◆ SHORT TASK ◆
Output the material beneath this task exactly, images excluded.

-- AVAILABLE DATA start --

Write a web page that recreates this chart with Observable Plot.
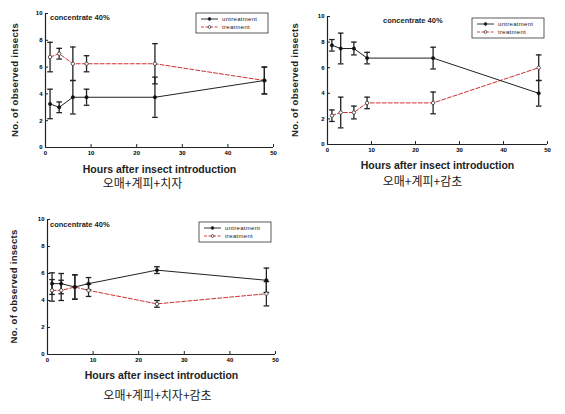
<!DOCTYPE html>
<html>
<head>
<meta charset="utf-8">
<script src="https://cdn.jsdelivr.net/npm/d3@7"></script>
<script src="https://cdn.jsdelivr.net/npm/@observablehq/plot@0.6"></script>
<style>
  body { margin: 0; background: #fff; }
  #wrap { position: relative; width: 565px; height: 414px; background: #fff; overflow: hidden; }
  .panel { position: absolute; }
</style>
</head>
<body>
<div id="wrap"></div>
<script>
const hours = [1, 3, 6, 9, 24, 48];
const xTicks = [0, 10, 20, 30, 40, 50];
const yTicks = [0, 2, 4, 6, 8, 10];
const seriesNames = ["untreatment", "treatment"];
const xLabel = "Hours after insect introduction";
const yLabel = "No. of observed insects";
const noteText = "concentrate 40%";
const captions = ["오매+계피+치자", "오매+계피+감초", "오매+계피+치자+감초"];

// panel 1
const p1Untreat = [3.25, 3.0, 3.75, 3.75, 3.75, 5.0];
const p1UntreatErr = [1.1, 0.4, 1.25, 0.6, 1.5, 1.0];
const p1Treat = [6.75, 7.0, 6.25, 6.25, 6.25, 5.0];
const p1TreatErr = [1.1, 0.4, 1.25, 0.6, 1.5, 1.0];
// panel 2
const p2Untreat = [7.75, 7.5, 7.5, 6.75, 6.75, 4.0];
const p2UntreatErr = [0.45, 1.2, 0.5, 0.45, 0.85, 1.0];
const p2Treat = [2.25, 2.5, 2.5, 3.25, 3.25, 6.0];
const p2TreatErr = [0.45, 1.2, 0.5, 0.45, 0.85, 1.0];
// panel 3
const p3Untreat = [5.25, 5.25, 5.0, 5.25, 6.25, 5.5];
const p3UntreatErr = [0.8, 0.75, 0.9, 0.45, 0.25, 0.9];
const p3Treat = [4.75, 4.75, 5.0, 4.75, 3.75, 4.5];
const p3TreatErr = [0.8, 0.75, 0.9, 0.45, 0.25, 0.9];

function rows(vals, errs, s) {
  return hours.map((h, i) => ({hour: h, value: vals[i], lo: vals[i] - errs[i], hi: vals[i] + errs[i], series: s}));
}

const capSymbol = {
  draw(ctx, size) {
    const w = 2.8;
    ctx.moveTo(-w, 0);
    ctx.lineTo(w, 0);
  }
};

const panels = [
  {left: 0, top: 0, width: 280, height: 200, m: [13, 7, 53, 45], data: [p1Untreat, p1UntreatErr, p1Treat, p1TreatErr],
   note: {x: 50, y: 18}, legend: {x: 196, y: 13}, labelDy: 25, capDy: 40, capDx: -17, yLabelX: 15, cap: captions[0]},
  {left: 280, top: 0, width: 285, height: 200, m: [16, 18, 56, 47], data: [p2Untreat, p2UntreatErr, p2Treat, p2TreatErr],
   note: {x: 103, y: 21}, legend: {x: 192, y: 18}, labelDy: 24, capDy: 41, capDx: -15, yLabelX: 15, cap: captions[1]},
  {left: 0, top: 200, width: 280, height: 214, m: [19, 5, 60, 47], data: [p3Untreat, p3UntreatErr, p3Treat, p3TreatErr],
   note: {x: 50, y: 25}, legend: {x: 199, y: 22}, labelDy: 24, capDy: 45, capDx: -4, yLabelX: 14, cap: captions[2]}
];

const wrap = document.getElementById("wrap");
const sans = "Liberation Sans, Arial, sans-serif";

panels.forEach(p => {
  const un = rows(p.data[0], p.data[1], seriesNames[0]);
  const tr = rows(p.data[2], p.data[3], seriesNames[1]);
  const all = un.concat(tr);
  const svg = Plot.plot({
    width: p.width,
    height: p.height,
    marginTop: p.m[0], marginRight: p.m[1], marginBottom: p.m[2], marginLeft: p.m[3],
    style: {fontFamily: sans, background: "white", overflow: "visible"},
    x: {domain: [0, 50]},
    y: {domain: [0, 10]},
    marks: [
      Plot.axisX({ticks: xTicks, tickSize: -3, tickPadding: 6, fontSize: 6, fontWeight: "bold", label: null, stroke: "#222"}),
      Plot.axisY({ticks: yTicks, tickSize: -3, tickPadding: 6, fontSize: 6, fontWeight: "bold", label: null, stroke: "#222"}),
      Plot.ruleX([0], {stroke: "#222", strokeWidth: 1.2}),
      Plot.ruleY([0], {stroke: "#222", strokeWidth: 1.2}),
      Plot.line(tr, {x: "hour", y: "value", stroke: "#d03030", strokeWidth: 1, strokeDasharray: "4,2"}),
      Plot.line(un, {x: "hour", y: "value", stroke: "#222", strokeWidth: 1}),
      Plot.ruleX(all, {x: "hour", y1: "lo", y2: "hi", stroke: "#222", strokeWidth: 1.3}),
      Plot.dot(all, {x: "hour", y: "lo", symbol: capSymbol, stroke: "#222", strokeWidth: 1.3, r: 3}),
      Plot.dot(all, {x: "hour", y: "hi", symbol: capSymbol, stroke: "#222", strokeWidth: 1.3, r: 3}),
      Plot.dot(tr, {x: "hour", y: "value", r: 1.7, fill: "white", stroke: "#333", strokeWidth: 0.8}),
      Plot.dot(un, {x: "hour", y: "value", r: 1.7, fill: "#111", stroke: "#111", strokeWidth: 0.5}),
      Plot.text([xLabel], {frameAnchor: "bottom", dy: p.labelDy, fontSize: 10.5, fontWeight: "bold", fill: "#222", fontFamily: sans, textAnchor: "middle", letterSpacing: 0.6}),
      Plot.text([p.cap], {frameAnchor: "bottom", dy: p.capDy, dx: p.capDx, fontSize: 12, fill: "#222", fontFamily: "Noto Sans CJK KR, sans-serif", textAnchor: "middle", letterSpacing: 1.5})
    ]
  });
  svg.classList.add("panel");
  svg.style.left = p.left + "px";
  svg.style.top = p.top + "px";
  const s = d3.select(svg);
  const fh = p.height - p.m[0] - p.m[2];
  // y label
  s.append("text")
    .attr("transform", `translate(${p.yLabelX},${p.m[0] + fh / 2}) rotate(-90)`)
    .attr("text-anchor", "middle").attr("dominant-baseline", "middle")
    .attr("font-size", 9.5).attr("font-weight", "bold").attr("fill", "#222")
    .attr("letter-spacing", 0.3)
    .attr("font-family", sans)
    .text(yLabel);
  // note
  s.append("text")
    .attr("x", p.note.x).attr("y", p.note.y)
    .attr("text-anchor", "start").attr("dominant-baseline", "middle")
    .attr("font-size", 7.5).attr("font-weight", "bold").attr("fill", "#222")
    .attr("font-family", sans)
    .text(noteText);
  // legend
  const g = s.append("g").attr("transform", `translate(${p.legend.x},${p.legend.y})`);
  g.append("rect").attr("x", 0).attr("y", 0).attr("width", 72).attr("height", 20)
    .attr("fill", "white").attr("stroke", "#333").attr("stroke-width", 0.8);
  const items = [
    {name: seriesNames[0], stroke: "#222", dash: null, fill: "#111"},
    {name: seriesNames[1], stroke: "#d03030", dash: "3,1.5", fill: "white"}
  ];
  items.forEach((it, i) => {
    const y = 6 + i * 8;
    g.append("line").attr("x1", 5).attr("x2", 22).attr("y1", y).attr("y2", y)
      .attr("stroke", it.stroke).attr("stroke-width", 0.9).attr("stroke-dasharray", it.dash);
    g.append("circle").attr("cx", 13.5).attr("cy", y).attr("r", 1.4)
      .attr("fill", it.fill).attr("stroke", "#222").attr("stroke-width", 0.7);
    g.append("text").attr("x", 26).attr("y", y).attr("dominant-baseline", "middle")
      .attr("text-anchor", "start")
      .attr("font-size", 6).attr("fill", "#222").attr("letter-spacing", 0.3)
      .attr("font-family", sans).text(it.name);
  });
  wrap.appendChild(svg);
});
</script>
</body>
</html>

-- AVAILABLE DATA end --

◆ TASK RESULT ◆
Write a web page that recreates this chart with Observable Plot.
<!DOCTYPE html>
<html>
<head>
<meta charset="utf-8">
<script src="https://cdn.jsdelivr.net/npm/d3@7"></script>
<script src="https://cdn.jsdelivr.net/npm/@observablehq/plot@0.6"></script>
<style>
  body { margin: 0; background: #fff; }
  #wrap { position: relative; width: 565px; height: 414px; background: #fff; overflow: hidden; }
  .panel { position: absolute; }
</style>
</head>
<body>
<div id="wrap"></div>
<script>
const hours = [1, 3, 6, 9, 24, 48];
const xTicks = [0, 10, 20, 30, 40, 50];
const yTicks = [0, 2, 4, 6, 8, 10];
const seriesNames = ["untreatment", "treatment"];
const xLabel = "Hours after insect introduction";
const yLabel = "No. of observed insects";
const noteText = "concentrate 40%";
const captions = ["오매+계피+치자", "오매+계피+감초", "오매+계피+치자+감초"];

// panel 1
const p1Untreat = [3.25, 3.0, 3.75, 3.75, 3.75, 5.0];
const p1UntreatErr = [1.1, 0.4, 1.25, 0.6, 1.5, 1.0];
const p1Treat = [6.75, 7.0, 6.25, 6.25, 6.25, 5.0];
const p1TreatErr = [1.1, 0.4, 1.25, 0.6, 1.5, 1.0];
// panel 2
const p2Untreat = [7.75, 7.5, 7.5, 6.75, 6.75, 4.0];
const p2UntreatErr = [0.45, 1.2, 0.5, 0.45, 0.85, 1.0];
const p2Treat = [2.25, 2.5, 2.5, 3.25, 3.25, 6.0];
const p2TreatErr = [0.45, 1.2, 0.5, 0.45, 0.85, 1.0];
// panel 3
const p3Untreat = [5.25, 5.25, 5.0, 5.25, 6.25, 5.5];
const p3UntreatErr = [0.8, 0.75, 0.9, 0.45, 0.25, 0.9];
const p3Treat = [4.75, 4.75, 5.0, 4.75, 3.75, 4.5];
const p3TreatErr = [0.8, 0.75, 0.9, 0.45, 0.25, 0.9];

function rows(vals, errs, s) {
  return hours.map((h, i) => ({hour: h, value: vals[i], lo: vals[i] - errs[i], hi: vals[i] + errs[i], series: s}));
}

const capSymbol = {
  draw(ctx, size) {
    const w = 2.8;
    ctx.moveTo(-w, 0);
    ctx.lineTo(w, 0);
  }
};

const panels = [
  {left: 0, top: 0, width: 280, height: 200, m: [13, 7, 53, 45], data: [p1Untreat, p1UntreatErr, p1Treat, p1TreatErr],
   note: {x: 50, y: 18}, legend: {x: 196, y: 13}, labelDy: 25, capDy: 40, capDx: -17, yLabelX: 15, cap: captions[0]},
  {left: 280, top: 0, width: 285, height: 200, m: [16, 18, 56, 47], data: [p2Untreat, p2UntreatErr, p2Treat, p2TreatErr],
   note: {x: 103, y: 21}, legend: {x: 192, y: 18}, labelDy: 24, capDy: 41, capDx: -15, yLabelX: 15, cap: captions[1]},
  {left: 0, top: 200, width: 280, height: 214, m: [19, 5, 60, 47], data: [p3Untreat, p3UntreatErr, p3Treat, p3TreatErr],
   note: {x: 50, y: 25}, legend: {x: 199, y: 22}, labelDy: 24, capDy: 45, capDx: -4, yLabelX: 14, cap: captions[2]}
];

const wrap = document.getElementById("wrap");
const sans = "Liberation Sans, Arial, sans-serif";

panels.forEach(p => {
  const un = rows(p.data[0], p.data[1], seriesNames[0]);
  const tr = rows(p.data[2], p.data[3], seriesNames[1]);
  const all = un.concat(tr);
  const svg = Plot.plot({
    width: p.width,
    height: p.height,
    marginTop: p.m[0], marginRight: p.m[1], marginBottom: p.m[2], marginLeft: p.m[3],
    style: {fontFamily: sans, background: "white", overflow: "visible"},
    x: {domain: [0, 50]},
    y: {domain: [0, 10]},
    marks: [
      Plot.axisX({ticks: xTicks, tickSize: -3, tickPadding: 6, fontSize: 6, fontWeight: "bold", label: null, stroke: "#222"}),
      Plot.axisY({ticks: yTicks, tickSize: -3, tickPadding: 6, fontSize: 6, fontWeight: "bold", label: null, stroke: "#222"}),
      Plot.ruleX([0], {stroke: "#222", strokeWidth: 1.2}),
      Plot.ruleY([0], {stroke: "#222", strokeWidth: 1.2}),
      Plot.line(tr, {x: "hour", y: "value", stroke: "#d03030", strokeWidth: 1, strokeDasharray: "4,2"}),
      Plot.line(un, {x: "hour", y: "value", stroke: "#222", strokeWidth: 1}),
      Plot.ruleX(all, {x: "hour", y1: "lo", y2: "hi", stroke: "#222", strokeWidth: 1.3}),
      Plot.dot(all, {x: "hour", y: "lo", symbol: capSymbol, stroke: "#222", strokeWidth: 1.3, r: 3}),
      Plot.dot(all, {x: "hour", y: "hi", symbol: capSymbol, stroke: "#222", strokeWidth: 1.3, r: 3}),
      Plot.dot(tr, {x: "hour", y: "value", r: 1.7, fill: "white", stroke: "#333", strokeWidth: 0.8}),
      Plot.dot(un, {x: "hour", y: "value", r: 1.7, fill: "#111", stroke: "#111", strokeWidth: 0.5}),
      Plot.text([xLabel], {frameAnchor: "bottom", dy: p.labelDy, fontSize: 10.5, fontWeight: "bold", fill: "#222", fontFamily: sans, textAnchor: "middle", letterSpacing: 0.6}),
      Plot.text([p.cap], {frameAnchor: "bottom", dy: p.capDy, dx: p.capDx, fontSize: 12, fill: "#222", fontFamily: "Noto Sans CJK KR, sans-serif", textAnchor: "middle", letterSpacing: 1.5})
    ]
  });
  svg.classList.add("panel");
  svg.style.left = p.left + "px";
  svg.style.top = p.top + "px";
  const s = d3.select(svg);
  const fh = p.height - p.m[0] - p.m[2];
  // y label
  s.append("text")
    .attr("transform", `translate(${p.yLabelX},${p.m[0] + fh / 2}) rotate(-90)`)
    .attr("text-anchor", "middle").attr("dominant-baseline", "middle")
    .attr("font-size", 9.5).attr("font-weight", "bold").attr("fill", "#222")
    .attr("letter-spacing", 0.3)
    .attr("font-family", sans)
    .text(yLabel);
  // note
  s.append("text")
    .attr("x", p.note.x).attr("y", p.note.y)
    .attr("text-anchor", "start").attr("dominant-baseline", "middle")
    .attr("font-size", 7.5).attr("font-weight", "bold").attr("fill", "#222")
    .attr("font-family", sans)
    .text(noteText);
  // legend
  const g = s.append("g").attr("transform", `translate(${p.legend.x},${p.legend.y})`);
  g.append("rect").attr("x", 0).attr("y", 0).attr("width", 72).attr("height", 20)
    .attr("fill", "white").attr("stroke", "#333").attr("stroke-width", 0.8);
  const items = [
    {name: seriesNames[0], stroke: "#222", dash: null, fill: "#111"},
    {name: seriesNames[1], stroke: "#d03030", dash: "3,1.5", fill: "white"}
  ];
  items.forEach((it, i) => {
    const y = 6 + i * 8;
    g.append("line").attr("x1", 5).attr("x2", 22).attr("y1", y).attr("y2", y)
      .attr("stroke", it.stroke).attr("stroke-width", 0.9).attr("stroke-dasharray", it.dash);
    g.append("circle").attr("cx", 13.5).attr("cy", y).attr("r", 1.4)
      .attr("fill", it.fill).attr("stroke", "#222").attr("stroke-width", 0.7);
    g.append("text").attr("x", 26).attr("y", y).attr("dominant-baseline", "middle")
      .attr("text-anchor", "start")
      .attr("font-size", 6).attr("fill", "#222").attr("letter-spacing", 0.3)
      .attr("font-family", sans).text(it.name);
  });
  wrap.appendChild(svg);
});
</script>
</body>
</html>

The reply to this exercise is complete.